Proof that UninitRc can be used to implement Rc::new_cyclic.

impl<T> Rc<T> {
    pub fn new_cyclic<F>(data_fn: F) -> Rc<T>
        where
            F: FnOnce(&Weak<T>) -> T {

        let uninit = UninitRc::new();
        let value = (data_fn)(&UninitRc::downgrade(&uninit));
        UninitRc::init(uninit, value)
    }
}

frank-king commented 8 months ago

For UninitRc<T>, how about using UniqueRc<MaybeUninit<T>> instead?

We can add a similar method write like Box::<MaybeUninit<T>>::write which fits the function of Uninit::<T>::init:

impl<T> UniqueRc<MaybeUninit<T>> {
    pub fn write(rc: UniqueRc<MaybeUninit<T>>, value: T) -> UniqueRc<T> { /* ... */ }
}

LHolten commented 8 months ago

For UninitRc<T>, how about using UniqueRc<MaybeUninit<T>> instead?

We can add a similar method write like Box::<MaybeUninit<T>>::write which fits the function of Uninit::<T>::init:
impl<T> UniqueRc<MaybeUninit<T>> {
    pub fn write(rc: UniqueRc<MaybeUninit<T>>, value: T) -> UniqueRc<T> { /* ... */ }
}

While this is a good start it does not remove the need for UninitRc<T>. This is because UninitRc<T>::init is only half the API of UninitRc<T>, where the other half is UninitRc<T>::downgrade. UninitRc<T>::downgrade has type fn(&UninitRc<T>) -> Weak<T> and is only sound because the UninitRc<T> has to be initialized before its weak reference can be upgraded. This is why implementing fn(&UniqueRc<MaybeUninit<T>>) -> Weak<T> would be unsound.
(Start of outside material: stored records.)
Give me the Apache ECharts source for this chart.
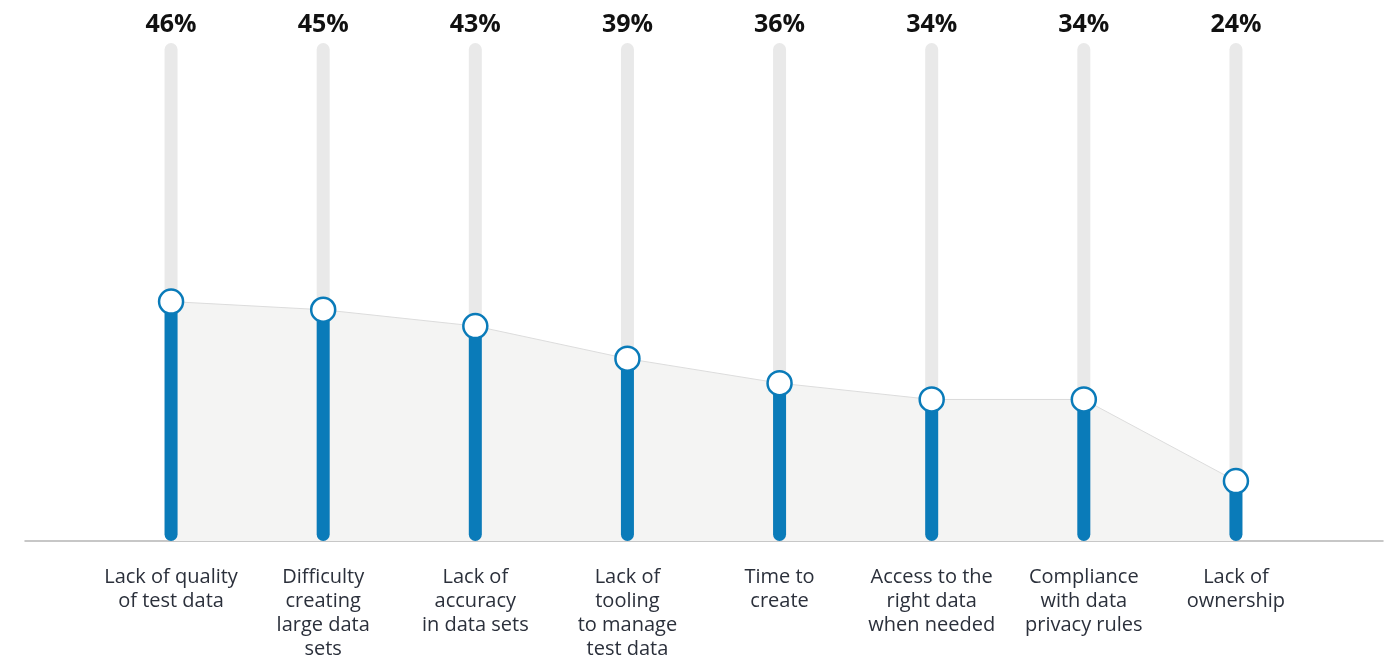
<!DOCTYPE html>
<html>
<head>
<meta charset="utf-8">
<script src="https://cdn.jsdelivr.net/npm/echarts@6/dist/echarts.min.js"></script>
<style>
  html, body { margin: 0; padding: 0; background: #fff; }
  #chart { width: 1397px; height: 658px; }
</style>
</head>
<body>
<div id="chart"></div>
<script>
var categories = [
    'Lack of quality\nof test data',
    'Difficulty\ncreating\nlarge data\nsets',
    'Lack of\naccuracy\nin data sets',
    'Lack of\ntooling\nto manage\ntest data',
    'Time to\ncreate',
    'Access to the\nright data\nwhen needed',
    'Compliance\nwith data\nprivacy rules',
    'Lack of\nownership'
];
var shares = [46, 45, 43, 39, 36, 34, 34, 24];
var percentLabels = shares.map(function (v) { return v + '%'; });

var blue = '#0a7bb9';
var font = "'Open Sans', 'Noto Sans', sans-serif";

var myChart = echarts.init(document.getElementById('chart'), null, {renderer: 'canvas'});

var option = {
    animation: false,
    textStyle: { fontFamily: font },
    grid: [
        { left: 95, right: 85, top: 43, bottom: 117, outerBoundsMode: 'none', containLabel: false },
        { left: 25, right: 14, top: 43, bottom: 117, outerBoundsMode: 'none', containLabel: false }
    ],
    xAxis: [
        {
            type: 'category', gridIndex: 0, data: categories,
            axisLine: { show: false }, axisTick: { show: false },
            axisLabel: {
                interval: 0, margin: 24, color: '#2b303b',
                fontSize: 20, lineHeight: 24, fontFamily: font
            }
        },
        {
            type: 'category', gridIndex: 0, position: 'top', data: percentLabels,
            axisLine: { show: false }, axisTick: { show: false },
            axisLabel: {
                interval: 0, margin: 6, color: '#111',
                fontSize: 25, fontWeight: 'bold', fontFamily: font
            }
        },
        {
            type: 'value', gridIndex: 1, min: 0, max: 1,
            axisLine: { show: true, lineStyle: { color: '#b5b5b5', width: 1.5 } },
            axisTick: { show: false }, axisLabel: { show: false }, splitLine: { show: false }
        }
    ],
    yAxis: [
        { type: 'value', gridIndex: 0, min: 16.65, max: 77.7, show: false, splitLine: { show: false } },
        { type: 'value', gridIndex: 1, show: false, splitLine: { show: false } }
    ],
    series: [
        {
            type: 'line', xAxisIndex: 0, yAxisIndex: 0, data: shares,
            symbol: 'none', z: 1,
            lineStyle: { color: '#dcdcdc', width: 1 },
            areaStyle: { color: '#f4f4f3', origin: 'start', opacity: 1 }
        },
        {
            type: 'bar', xAxisIndex: 0, yAxisIndex: 0, data: shares,
            barWidth: 13, z: 2,
            showBackground: true,
            backgroundStyle: { color: '#e9e9e9', borderRadius: 6.5 },
            itemStyle: { color: blue, borderRadius: 6.5 }
        },
        {
            type: 'scatter', xAxisIndex: 0, yAxisIndex: 0, data: shares,
            symbol: 'circle', symbolSize: 24, z: 3,
            itemStyle: { color: '#fff', borderColor: blue, borderWidth: 2.5, opacity: 1 }
        }
    ]
};

myChart.setOption(option);
</script>
</body>
</html>
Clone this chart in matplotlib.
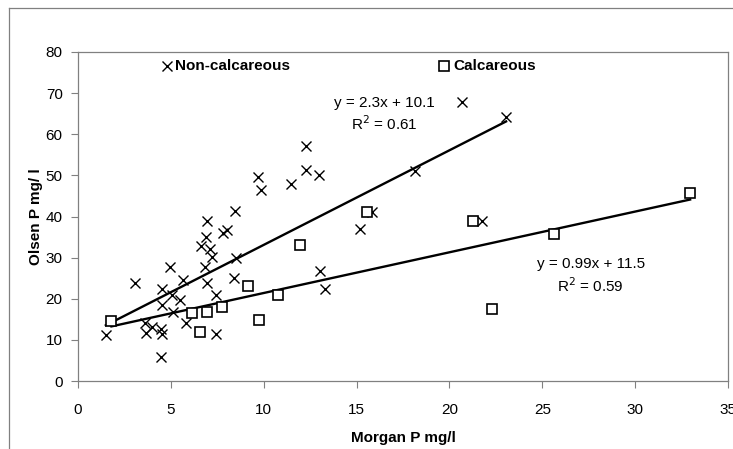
import matplotlib
matplotlib.use("Agg")
import matplotlib.pyplot as plt
import numpy as np
from matplotlib.lines import Line2D

plt.rcParams["font.family"] = ["Liberation Sans", "DejaVu Sans"]

# Non-calcareous soils (Morgan P, Olsen P)
noncalc_x = [1.5, 3.07, 3.63, 3.66, 4.0, 4.45, 4.55, 4.45, 4.55, 4.55, 4.95,
             5.05, 5.1, 5.47, 5.64, 5.83, 6.62, 6.9, 6.95, 7.1, 7.2, 6.85,
             6.95, 7.43, 7.43, 7.8, 8.0, 8.45, 8.5, 8.42, 9.67, 9.85, 11.47,
             12.28, 12.28, 13.0, 13.05, 13.3, 15.17, 15.85, 18.15, 20.66,
             21.74, 23.05]
noncalc_y = [11.3, 23.8, 14.0, 11.6, 13.2, 12.6, 11.4, 5.9, 22.3, 18.5, 27.8,
             20.9, 16.7, 19.7, 24.6, 14.0, 32.9, 35.0, 39.0, 32.1, 30.2, 27.8,
             23.9, 20.9, 11.4, 36.0, 36.7, 41.4, 29.9, 25.0, 49.7, 46.5, 47.9,
             57.1, 51.3, 50.1, 26.8, 22.3, 36.9, 41.2, 51.1, 67.9,
             39.0, 64.3]

# Calcareous soils
calc_x = [1.8, 6.16, 6.55, 6.95, 7.75, 9.17, 9.77, 10.75, 11.95, 15.57,
          21.25, 22.28, 25.63, 32.96]
calc_y = [14.5, 16.6, 12.0, 16.9, 18.1, 23.2, 14.8, 20.9, 33.1, 41.2,
          39.0, 17.4, 35.7, 45.6]

# fitted lines as printed on the chart
noncalc_fit = (2.3, 10.1)
calc_fit = (0.99, 11.5)

fig = plt.figure(figsize=(7.33, 4.49), dpi=100)
ax = fig.add_axes([0.1064, 0.1514, 0.8868, 0.7328])

ax.plot(noncalc_x, noncalc_y, linestyle="none", marker="x", markersize=7.8,
        markeredgewidth=1.0, color="black", zorder=3)
ax.plot(calc_x, calc_y, linestyle="none", marker="s", markersize=7.5,
        markeredgewidth=1.2, markerfacecolor="white", markeredgecolor="black",
        zorder=3)

for xs, (m, b) in ((noncalc_x, noncalc_fit), (calc_x, calc_fit)):
    xx = np.array([min(xs), max(xs)])
    ax.plot(xx, m * xx + b, color="black", linewidth=1.7, zorder=2)

ax.text(16.5, 67.6, "y = 2.3x + 10.1", ha="center", va="center", fontsize=11)
ax.text(16.5, 62.5, "R$^2$ = 0.61", ha="center", va="center", fontsize=11)
ax.text(27.6, 28.4, "y = 0.99x + 11.5", ha="center", va="center", fontsize=11)
ax.text(27.6, 23.1, "R$^2$ = 0.59", ha="center", va="center", fontsize=11)

# in-plot legend entries
ax.plot([4.8], [76.5], marker="x", markersize=7.8, markeredgewidth=1.0,
        color="black", linestyle="none", clip_on=False)
ax.text(5.2, 76.5, "Non-calcareous", fontsize=11, fontweight="bold",
        va="center", ha="left")
ax.plot([19.7], [76.5], marker="s", markersize=7.5, markeredgewidth=1.2,
        markerfacecolor="white", markeredgecolor="black", linestyle="none",
        clip_on=False)
ax.text(20.2, 76.5, "Calcareous", fontsize=11, fontweight="bold",
        va="center", ha="left")

ax.set_xlim(0, 35)
ax.set_ylim(0, 80)
ax.set_xticks(range(0, 36, 5))
ax.set_yticks(range(0, 81, 10))
ax.tick_params(direction="out", length=5, width=0.8, color="#808080",
               labelsize=11)
ax.tick_params(axis="x", pad=11)
ax.tick_params(axis="y", pad=6)
for s in ax.spines.values():
    s.set_color("#808080")
    s.set_linewidth(0.9)

ax.set_xlabel("Morgan P mg/l", fontsize=11, fontweight="bold", labelpad=10)
ax.set_ylabel("Olsen P mg/ l", fontsize=11, fontweight="bold", labelpad=2)

# outer chart border (left and top visible)
fig.add_artist(Line2D([9 / 733, 9 / 733], [0, 1 - 8 / 449],
                      color="#808080", linewidth=0.9))
fig.add_artist(Line2D([9 / 733, 1], [1 - 8 / 449, 1 - 8 / 449],
                      color="#808080", linewidth=0.9))

fig.savefig("out.png", dpi=100)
Here is what I think is a sound implementation of UninitRc<T> on top of UniqueRc<MaybeUninit<T>>. It uses unsafe twice and inner is private to make the public API sound. UniqueRc<MaybeUninit<T>>::write would remove one of the two unsafe blocks.


pub struct UninitRc<T> {
    inner: UniqueRc<MaybeUninit<T>>,
}

impl<T> UninitRc<T> {
    pub fn new() -> Self {
        UninitRc {
            inner: UniqueRc::new(MaybeUninit::uninit()),
        }
    }

    pub fn downgrade(&self) -> Weak<T> {
        let weak = UniqueRc::downgrade(&self.inner);
        // SAFETY: the weak reference can only be upgraded after initialization
        unsafe { transmute(weak) }
    }

    pub fn init(mut self, val: T) -> Rc<T> {
        self.inner.write(val);
        let rc = UniqueRc::into_rc(self.inner);
        // SAFETY: the rc has been initialized
        unsafe { transmute(rc) }
    }
}

SveOls commented 5 months ago

I have used the above implementation of UninitRc in my private projects, and it’s very useful.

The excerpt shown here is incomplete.